El hombre y los valores
Si nos apeamos después de dar vueltas en la impalpable vía de Internet, alarde de la tecnología moderna que nos sitúa donde queramos y proporciona la comunicación más insólita, comprobaremos que pasa del medio mundo largamente la población que sufre. Esta, a la vez, clama por una paz que no alcanza, por una reconciliación que necesita, pero para cuyo logro se muestra remolona, sin esfuerzo sincero para que se cristalice.
Una ojeada a los periódicos o una breve atención a las noticias que ofrecen la radio y la televisión evidencia que un alto porcentaje -por no decir la mayoría- de aquellas son el fiel reflejo, patético, dramático, de hechos que afectan directamente al hombre, que arrinconan a la sociedad en un oscuro callejón cuya salida parece tapiada, sin resquicio visible por la desidia de muchos.
Resulta paradójico que el causante del sufrimiento es el mismo protagonista y víctima: el hombre. Lo absurdo es que en la mayoría de los casos tiene plena conciencia de lo que hace. Actúa con toda la facilidad de ser libre para escoger entre lo bueno y lo malo.
La decisión que toma -de hacer o no hacer- depende mayormente de su voluntad. Si esta flaquea y se torna débil, proclive a lo que daña y no a lo que representa bondad, se actúa fuera de lo normal. La normalidad de la conducta humana puede verificarse y fundamentarse si se demuestra suficientemente que la generalidad del fenómeno responde a las condiciones usuales de la vida colectiva en un tipo social determinado, así como a la sana razón de los actores que somos todos en este gran teatro del mundo.
El motor que determina e impulsa la actividad humana se encuentra en el fondo del psiquismo, el cual crea una necesidad -a veces ficticia- cuya exigencia de satisfacción sobrepasa los límites normales. Esto incita a la ansiedad y suele precipitar a lo indebido.
Son necesidades excitadas, sobredimensionadas respecto a la riqueza, el poder, el predominio.
¿Y cuál puede ser -o es- esa causa a la que se le achaca el desconcierto, el desorden, el desequilibrio que compromete tanto la parte espiritual como la material hasta producir angustia y empujar al absurdo?
Tal vez -con buena voluntad- la encontremos en el alejamiento creciente de los principios y valores que orientan la vida. Si hurgamos hasta la entraña de la sinrazón de muchos hechos hallamos algo que se esconde dentro del propio yo, que, turbado, busca lo que tiene, pero no lo ve.

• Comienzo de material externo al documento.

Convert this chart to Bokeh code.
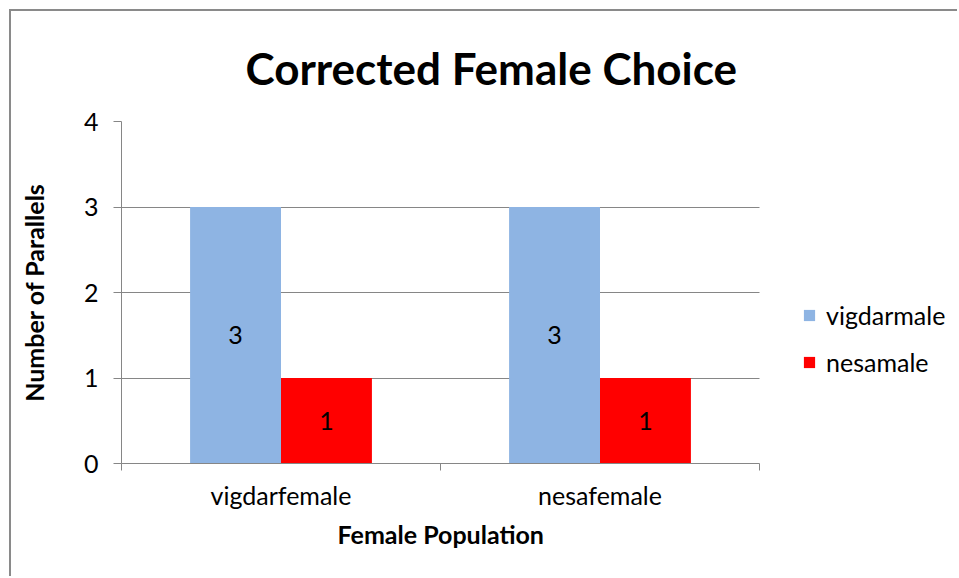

El hombre entonces deambula persiguiéndose a sí mismo en pos de la paz que no podrá alcanzar si antes ella no está en él, en su propia conciencia, en la tranquilidad de su pensamiento, en el orden que no existe fuera de lo moral, de lo ético, de lo debido, del difícil pero imprescindible deber ser. Y sobre todo de la íntima comunión con el Hacedor de todo lo creado, hontanar venero de la existencia y del sosiego que tanto falta en las relaciones humanas a nivel individual, social, del Estado y naciones.
No olvidemos las palabras del Santo Padre Juan Pablo II: “La familia es base de la sociedad y el lugar donde las personas aprenden por vez primera los valores que les guían durante toda su vida”.
Pongámoslo en práctica, lo demás… vendrá por añadidura.